I also confess that I have in many ways celebrated cultural Christmas, with my many Christian family members and friends without a focus on the birth of the Prophet Jesus or Isa as we Muslims call the great religious personality who was supposedly, but for many religious historians was probably not, born on December 25th.
Some non-Christians even get caught up in the shopping for gifts thing and will even give their own children and Christian friends or relatives gifts and invite them over for dinner at Xmas time to watch a football game. Or they will go to their Christian friend's house or party to join a Christmas Eve festive. Even in the public schools and public charter schools Christmas as a cultural celebration detached from its strictly religious motifs should be included as an activity that is open to all regardless of religious ideology.
But even the centuries of accrued pagan aspects of the Christmas festive have a religious quality given their origins in ancient, pre-Christian European religious mythologies (not the ancient Palestinian, Semitic and/or Ebonite Christianity of the first century). A theist religious tradition piled on top of other different pagan religious, polytheist traditions. After centuries, much if not all becomes fuzzy, less clear and hard to figure out.
But sadly, I arrive at a conclusion having no real clue as to how to imaginatively deconstruct the cultural from the religious in the Christmas festive. The birth scene of Jesus, the Wise Magi, Eastern Star, farm animals and shepherds and may evoke both a mixed religious and cultural comment. Though even here constant commercialization of this pastoral, nativity scene has taken a secular turn in the eyes of nominal Christian believers and non-believers alike. Many of the ardent Christian faithful, like the colonial Puritans in Boston and Plymouth and the much later Jehovah's Witnesses of Brooklyn's Watch Tower Bible and Tract Society, see that the somber seriousness of the religious idea of Christmas has been damaged over time by a purely irreligious "cultural" and commercial appropriation of Christmas. Or more orthodox Christian religious purists see that Christmas as a sacred holy day, when viewed, theologically or historically, does not merit the attention that many of their co-religionists may append to it.

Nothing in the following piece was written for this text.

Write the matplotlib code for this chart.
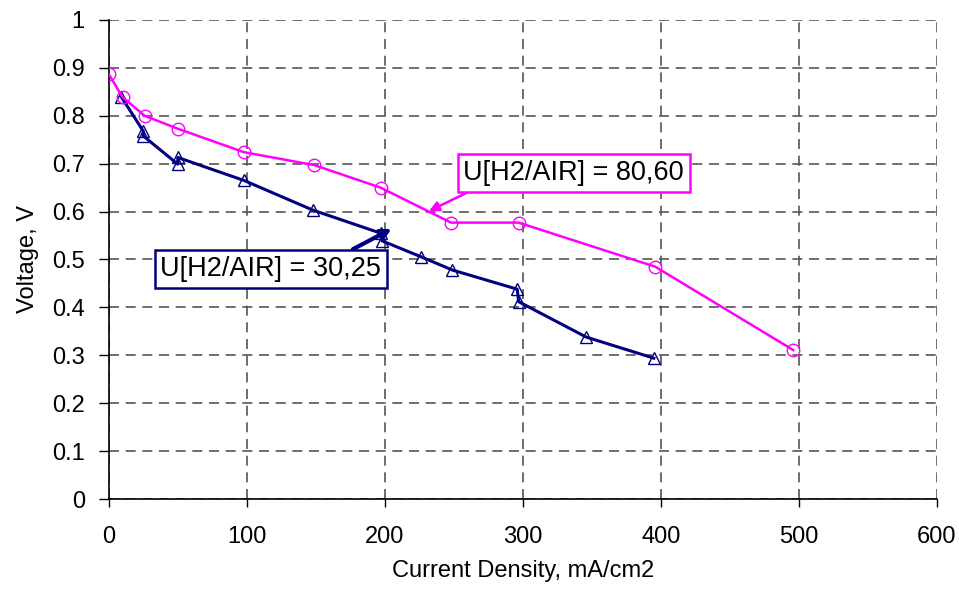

What to do about that problem has not been clarified among the Christian majority themselves. There is a love for religion that's balanced by a love for culture; a culture based on irreligious values of materialism and engineered by capitalist economic methods that tend make commodities of all things, including sacred religious holy days. Until such confusion is cleared up, the Merry in the dandChristmas festive will remain most important for a religiously diverse American public. The religious dimension of the sacred Christmas holy day will hopefully re-enter pristine religious settings where all seriousness to the birth of Christ will be granted by observant Christian religious devotees. Muslim devotion to the Muslim holy day of Eid al-Adha and Jewish devotion to their chosen holy days will also proceed within the borders of set devotional horizons and not in public spaces " unless, of course, the cultural aspects of those holy days can be constructed (by deconstructing the religious aspect) and presented as sanitized or secularized "Happy Holidays" that celebrate and wholeheartedly welcome diverse participation by all, but do no violence to other taxpaying people's religious beliefs.